Created: 2016-02-19 13:28:46.198
Updated: 2016-02-19 13:28:46.198


Author: kbraak@gbif.org
Created: 2016-02-19 17:23:15.969
Updated: 2016-02-19 17:23:15.969
        
Thanks for submitting this issue Christian.

I'm cc'ing [~anmnielsen] to ask if she knows any reason why our Registry doesn't sync the Node title from the Directory/IMS. For example, this inconsistency meant that the Directory/IMS showed the correct title "Belgian Biodiversity Platform", whereas our Registry was out-of-date with the old name "Belgian Biodiversity Information Facility".

And then there is the problem of updating the publisher entries in our Registry. For example, BeBIF Provider is equal to the Belgian Biodiversity Platform. Sadly, it was also out of date with the wrong contact information for the Node manager. I had to manually go in and change this yesterday.

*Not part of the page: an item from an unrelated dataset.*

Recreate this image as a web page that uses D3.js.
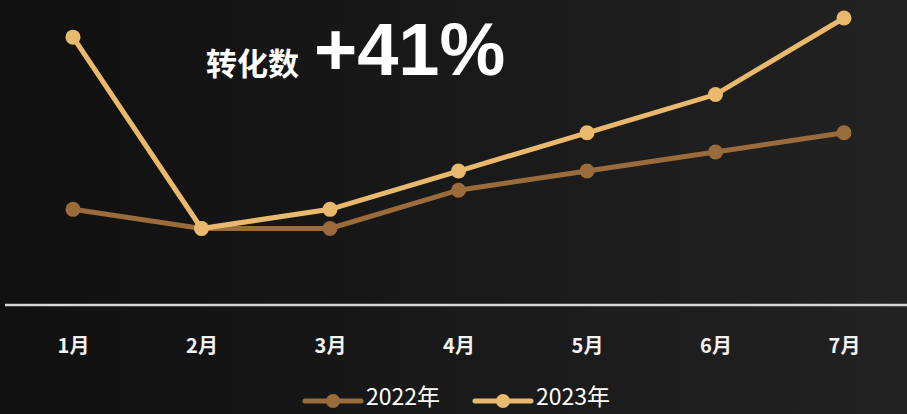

I learned that once a year, Marlene & [~anmnielsen] contact Nodes to get their updated information. Unfortunately while that information is updated in the Directory/IMS for Nodes/Participants, the updates don't trickle down into our Registry.

An improvement would be to ask Nodes to also review their list of registered publishers, and report updates just like they do for Nodes/Participant entries.

You don't have to dig far before discovering some serious inconsistencies between the Directory/IMS and our Registry. An improved workflow is seriously needed to maintain the information up-to-date. Thanks.
    


Author: anmnielsen
Created: 2016-02-23 16:28:05.997
Updated: 2016-02-23 16:28:05.997
        
Hi [~kbraak@gbif.org] - I have no idea why the Registry does not sync the Node title from the Directory. It is very unfortunate, and I understand that [~cgendreau] is looking into possible ways to avoid the duplicate systems. If this is not possible, we should see if we can get some sort of alert system so that it is easy to see what has been changed/added to the Directory.
For the time being I will ask the relevant Admin people to report any changes to the Nodes information in the Registry to you.
I will also ask Marlene to add a request for the nodes to review the endorsed data publisher list when she contacts the nodes.
    


Author: cgendreau
Comment: Let me check with [~jlegind@gbif.org], we have other solutions.
Created: 2016-02-23 17:39:01.412
Updated: 2016-02-23 17:39:01.412


Author: cgendreau
Created: 2016-04-15 15:56:45.82
Updated: 2016-04-15 15:56:45.82
        
There is a new CLI target in the registry-cli called "directory-update" since registry 2.50 for that purpose.

Each night, changes made in the Directory Node and Participant are applied to the Node in the registry. This is only applied to modification and creation of entities. No entities will be deleted (or flagged as deleted) by this process.

This process will also remove acronyms from the titles in the registry. This can have an impact on the search. The acronyms should be available in the 'node' database of the registry.